Il découvre alors l’envers du décor du football professionnel marocain. Les droits sociaux des sportifs ne sont pas respectés : impôts et cotisations sociales ne sont pas versés. Des affirmations fortes que corrobore une étude réalisée en 2016 par la Fédération internationale des associations de footballeurs professionnels (FIFPRO). Un travail d’ampleur qui s’appuie sur le témoignage de près de 14.000 joueurs évoluant en Europe, en Amérique et en Afrique. Sur ce dernier continent, « les conditions d’emploi les plus fondamentales ne sont pas respectées », peut-on lire dans le rapport. « Les joueurs qui se blessent, qui arrivent à la retraite n’ont rien. Les clubs sont hors-la-loi et les instances qui pourraient pousser au changement, [la Ligue nationale, la Fédération royale marocaine de football, l’Union Marocaine des Footballeurs Professionnels] ferment les yeux », dénonce Abdeslam Ouaddou.

En gardant l’anonymat, le chargé de communication d’une équipe de première division a accepté d’évoquer le sujet avec Equal Times et défend un point de vue opposé. Selon lui, les footballeurs doivent par exemple être « assurés ». Mais l’assurance ne couvre que les accidents. Dans le cas du non-paiement du salaire, le joueur peut en informer la fédération et lancer une procédure pour obtenir gain de cause. « Parce qu’ils risquent des sanctions lourdes qui peuvent aller jusqu’à la relégation, les clubs règlent leurs impayés », soutient-il.

En théorie, ce chargé de communication a raison. Dans la pratique, les intérêts des clubs priment toujours sur ceux des joueurs, estime Me Christophe Bertrand qui a eu à traiter plusieurs affaires liées au football africain dans son cabinet d’avocats parisien. « Si des règlements existent et qu’ils sont conformes à la volonté de la Fifa, ce n’est pas pour autant qu’ils sont respectés. » Une circulaire de 2008, élaborée par l’instance dirigeante du football mondial, rappelle d’ailleurs les exigences minimales requises pour les contrats de joueurs professionnels, notamment la conformité au droit du travail local. Le texte n’est toutefois pas contraignant.

Création d’un syndicat tunisien

Le Maroc ne fait pas figure d’exception en Afrique du Nord. En Tunisie, les mauvaises pratiques sont également la norme. Selon l’étude de la FIFPRO de 2016, le pays est le deuxième d’Afrique pour les retards de paiement des salaires.

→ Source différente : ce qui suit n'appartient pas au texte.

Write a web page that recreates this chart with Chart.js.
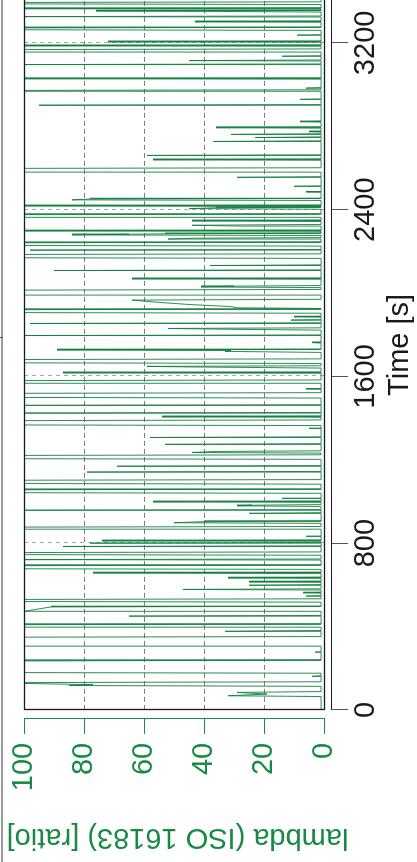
<!DOCTYPE html>
<html>
<head>
<meta charset="utf-8">
<script src="https://cdn.jsdelivr.net/npm/chart.js@4"></script>
<style>
  html, body { margin: 0; padding: 0; background: #fff; overflow: hidden; }
  body { width: 417px; height: 862px; position: relative; }
  #edge { position: absolute; left: 1px; top: 0; width: 2px; height: 862px; background: #9a9a9a; }
  #edge_tick { position: absolute; left: 0; top: 337px; width: 3px; height: 1px; background: #555; }
  /* chart is drawn landscape and turned a quarter turn to the left */
  #wrap { position: absolute; left: 0; top: 0; width: 900px; height: 417px;
          transform-origin: 0 0; transform: translate(0px, 862px) rotate(-90deg); }
</style>
</head>
<body>
<div id="edge"></div>
<div id="edge_tick"></div>
<div id="wrap"><canvas id="lambda_chart" width="900" height="417"></canvas></div>
<script>
// time [s] and lambda [ratio]
var timeS = [
    0, 64, 68, 76, 84, 88, 113, 117, 121, 127, 131, 135, 158, 161, 164,
    176, 179, 235, 239, 275, 277, 279, 303, 306, 349, 352, 374, 377, 381,
    394, 397, 409, 412, 447, 450, 453, 470, 473, 494, 497, 517, 520, 530, 533, 544, 546, 548,
    560, 562, 564, 575, 578, 581, 596, 598, 601, 612, 614, 617, 631, 633, 636, 654, 657, 660,
    674, 677, 692, 695, 719, 721, 724, 742, 745, 755, 758, 782, 784, 787, 798, 800, 803, 809, 811, 814, 830, 832, 834,
    864, 867, 877, 880, 895, 898, 903, 906, 941, 943, 946, 956, 958, 961, 976, 979, 982, 985, 996, 998, 1001, 1012, 1014, 1016,
    1039, 1042, 1056, 1059, 1083, 1086, 1102, 1105, 1139, 1141, 1144, 1167, 1169, 1172,
    1202, 1205, 1221, 1224, 1232, 1235, 1240, 1243, 1272, 1274, 1277, 1305, 1307, 1310, 1348, 1350, 1352,
    1364, 1367, 1388, 1391, 1404, 1406, 1409, 1421, 1424, 1427, 1459, 1461, 1464, 1496, 1499, 1519, 1522, 1538, 1540, 1542,
    1564, 1567, 1580, 1583, 1615, 1617, 1620, 1640, 1645, 1648, 1651, 1662, 1665, 1681, 1684,
    1715, 1720, 1724, 1727, 1730, 1760, 1762, 1764, 1794, 1796, 1799, 1822, 1826, 1830, 1833, 1852, 1854, 1857,
    1868, 1870, 1872, 1884, 1886, 1888, 1903, 1906, 1920, 1923, 1926, 1929, 1935, 1945, 1955, 1966, 1970,
    1987, 1990, 2014, 2017, 2026, 2029, 2033, 2036, 2066, 2068, 2071, 2106, 2108, 2111, 2130, 2132, 2135,
    2166, 2169, 2185, 2188, 2204, 2206, 2209, 2225, 2228, 2241, 2244, 2256, 2259, 2263, 2266,
    2276, 2279, 2282, 2284, 2287, 2296, 2298, 2301, 2318, 2321, 2325, 2329, 2343, 2346, 2349,
    2360, 2363, 2376, 2379, 2402, 2405, 2409, 2412, 2415, 2418, 2421, 2444, 2447, 2451, 2454,
    2483, 2485, 2487, 2510, 2512, 2514, 2553, 2555, 2558, 2577, 2580, 2598, 2601, 2637, 2639, 2642, 2658, 2660, 2663,
    2725, 2727, 2730, 2744, 2746, 2749, 2759, 2761, 2764, 2772, 2774, 2776, 2791, 2793, 2796, 2820, 2822, 2824,
    2899, 2901, 2904, 2927, 2929, 2931, 2966, 2968, 2972, 2975, 2981, 2983, 2985, 3026, 3028, 3031,
    3094, 3096, 3099, 3113, 3115, 3118, 3134, 3136, 3138, 3153, 3156, 3168, 3171, 3184, 3186, 3189, 3203, 3205, 3208, 3235, 3237, 3239,
    3260, 3263, 3272, 3275, 3299, 3301, 3304, 3324, 3326, 3329, 3348, 3351, 3353, 3356, 3362, 3364, 3367, 3384, 3387, 3394, 3397, 3420
];
var lambdaRatio = [
    1, 1, 32, 19, 29, 1, 1, 85, 77, 100, 100, 1, 1, 4, 1,
    1, 100, 100, 1, 1, 3, 1, 1, 100, 100, 1, 1, 33, 1,
    1, 100, 100, 1, 1, 65, 1, 1, 100, 91, 1, 1, 100, 100, 1, 1, 6, 1,
    1, 7, 1, 1, 47, 1, 1, 25, 1, 1, 25, 1, 1, 32, 1, 1, 77, 1,
    1, 100, 100, 1, 1, 100, 1, 1, 100, 100, 1, 1, 87, 1, 1, 78, 1, 1, 74, 1, 1, 6, 1,
    1, 100, 100, 1, 1, 50, 40, 1, 1, 25, 1, 1, 100, 1, 1, 29, 24, 1, 1, 57, 1, 1, 14, 1,
    1, 100, 100, 1, 1, 100, 100, 1, 1, 79, 1, 1, 69, 1,
    1, 100, 100, 1, 1, 44, 36, 1, 1, 53, 1, 1, 58, 1, 1, 5, 1,
    1, 100, 100, 1, 1, 54, 1, 1, 100, 1, 1, 100, 1, 1, 100, 100, 1, 1, 6, 1,
    1, 100, 100, 1, 1, 87, 1, 1, 42, 59, 1, 1, 100, 100, 1,
    1, 33, 31, 89, 1, 1, 4, 1, 1, 100, 1, 1, 31, 52, 1, 1, 98, 1,
    1, 11, 1, 1, 10, 1, 1, 100, 100, 1, 1, 29, 31, 45, 55, 64, 1,
    1, 100, 100, 1, 1, 41, 30, 1, 1, 64, 1, 1, 90, 1, 1, 38, 1,
    1, 100, 100, 1, 1, 98, 1, 1, 100, 100, 1, 1, 52, 43, 1,
    1, 84, 65, 53, 1, 1, 100, 1, 1, 28, 44, 1, 1, 44, 1,
    1, 100, 100, 1, 1, 45, 36, 1, 1, 100, 1, 1, 84, 78, 1,
    1, 6, 1, 1, 10, 1, 1, 29, 1, 1, 100, 100, 1, 1, 57, 1, 1, 59, 1,
    1, 37, 1, 1, 23, 1, 1, 31, 1, 1, 5, 1, 1, 36, 1, 1, 8, 1,
    1, 95, 1, 1, 8, 1, 1, 100, 100, 1, 1, 6, 1, 1, 100, 1,
    1, 100, 1, 1, 45, 1, 1, 14, 1, 1, 100, 100, 1, 1, 100, 1, 1, 72, 1, 1, 9, 1,
    1, 100, 100, 1, 1, 43, 1, 1, 100, 1, 1, 37, 76, 1, 1, 100, 1, 1, 100, 100, 1, 1
];
var timeTicks = [0, 800, 1600, 2400, 3200];
var lambdaTicks = [0, 20, 40, 60, 80, 100];
var timeMax = 3540;

var green = '#178a44';
var lineGreen = '#13803f';
var labelFont = { family: 'Liberation Sans', size: 29, lineHeight: 1.0 };
var titleFont = { family: 'Liberation Sans', size: 29, lineHeight: 1.17 };

// frame, offset axis lines and dashed grid
var framePlugin = {
    id: 'frame',
    beforeDatasetsDraw: function (chart)
    {
        var ctx = chart.ctx, x = chart.scales.x, y = chart.scales.y;
        var x0 = x.getPixelForValue(0), x1 = x.getPixelForValue(timeMax);
        var yTop = y.getPixelForValue(100), yBot = y.getPixelForValue(0);
        ctx.save();
        ctx.lineWidth = 1;
        ctx.setLineDash([5, 3]);
        ctx.strokeStyle = '#7d7d7d';
        lambdaTicks.slice(1, -1).forEach(function (v)
        {
            var py = Math.round(y.getPixelForValue(v)) + 0.5;
            ctx.beginPath(); ctx.moveTo(x0, py); ctx.lineTo(x1, py); ctx.stroke();
        });
        ctx.setLineDash([4, 4]);
        ctx.strokeStyle = '#a8a8a8';
        timeTicks.slice(1).forEach(function (v)
        {
            var px = Math.round(x.getPixelForValue(v)) + 0.5;
            ctx.beginPath(); ctx.moveTo(px, yTop); ctx.lineTo(px, yBot); ctx.stroke();
        });
        ctx.restore();
    },
    afterDatasetsDraw: function (chart)
    {
        var ctx = chart.ctx, x = chart.scales.x, y = chart.scales.y, area = chart.chartArea;
        var x0 = Math.round(x.getPixelForValue(0)) + 0.5, x1 = x.getPixelForValue(timeMax);
        var yTop = Math.round(y.getPixelForValue(100)) + 0.5, yBot = Math.round(y.getPixelForValue(0)) + 0.5;
        ctx.save();
        ctx.lineWidth = 1.3;
        ctx.strokeStyle = '#1a1a1a';
        ctx.strokeRect(x0, yTop, x1 - x0, yBot - yTop);
        // time axis
        ctx.lineWidth = 1;
        var ay = Math.round(area.bottom) + 0.5;
        ctx.beginPath(); ctx.moveTo(x0, ay); ctx.lineTo(x1, ay); ctx.stroke();
        // lambda axis
        ctx.strokeStyle = green;
        var ax = Math.round(area.left) - 0.5;
        ctx.beginPath(); ctx.moveTo(ax, yTop); ctx.lineTo(ax, yBot); ctx.stroke();
        ctx.restore();
    }
};

var points = timeS.map(function (t, i) { return { x: t, y: lambdaRatio[i] }; });

new Chart(document.getElementById('lambda_chart'),
    {
        type: 'line',
        data:
        {
            datasets: [
                {
                    data: points,
                    borderColor: lineGreen,
                    borderWidth: 0.9,
                    pointRadius: 0,
                    tension: 0
                }
            ]
        },
        options:
        {
            responsive: false,
            animation: false,
            devicePixelRatio: 1,
            layout: { padding: { left: 8, top: 24, right: 10, bottom: 0 } },
            plugins: { legend: { display: false }, tooltip: { enabled: false } },
            scales:
            {
                x:
                {
                    type: 'linear',
                    min: -38,
                    max: timeMax,
                    afterBuildTicks: function (s) { s.ticks = timeTicks.map(function (v) { return { value: v }; }); },
                    grid: { drawOnChartArea: false, tickLength: 17, color: '#555' },
                    border: { display: false },
                    ticks: { font: labelFont, color: '#1a1a1a', padding: 3, maxRotation: 0, autoSkip: false,
                             callback: function (v) { return String(v); } },
                    title: { display: true, text: 'Time [s]', font: titleFont, color: '#1a1a1a', padding: { top: 0, bottom: 0 } }
                },
                y:
                {
                    type: 'linear',
                    min: -2.33,
                    max: 100,
                    afterBuildTicks: function (s) { s.ticks = lambdaTicks.map(function (v) { return { value: v }; }); },
                    grid: { drawOnChartArea: false, tickLength: 16, color: green },
                    border: { display: false },
                    ticks: { font: labelFont, color: green, padding: 9, callback: function (v) { return String(v); } },
                    title: { display: true, text: 'lambda (ISO 16183) [ratio]', font: { family: 'Liberation Sans', size: 29, lineHeight: 1.2 }, color: green, padding: { top: 0, bottom: 19 } }
                }
            }
        },
        plugins: [framePlugin]
    });
</script>
</body>
</html>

C’est pour remédier à la situation qu’un syndicat a vu le jour au lendemain de la révolution de 2011. Ali Boumnijel, ancien international tunisien devenu entraîneur, a participé à sa fondation. Il fut le président de l’Union Nationale des Footballeurs Tunisiens (UNFT) qui put compter, à son lancement, sur le soutien de l’UNFP (Union Nationale des Footballeurs Professionnels en France) et de la FIFPRO. Mais l’accueil des directions de club fut glacial : «Ce qu’ils veulent, c’est avoir la mainmise sur les joueurs, ils préfèrent diviser pour mieux régner», ajoutant que le concept de « syndicalisme » leur fait peur.

« Pour les clubs, on était là pour faire grève (…) Il y a eu une grosse pression des équipes sur les joueurs qui voulaient se syndiquer. Les clubs ont voulu tuer dans l’œuf notre initiative. » Trouver des adhérents est un casse-tête. « Quand j’appelais les joueurs et que je leur expliquais l’objectif de l’association, tout le monde était ravi, mais quand il fallait s’inscrire ça devenait plus compliqué. »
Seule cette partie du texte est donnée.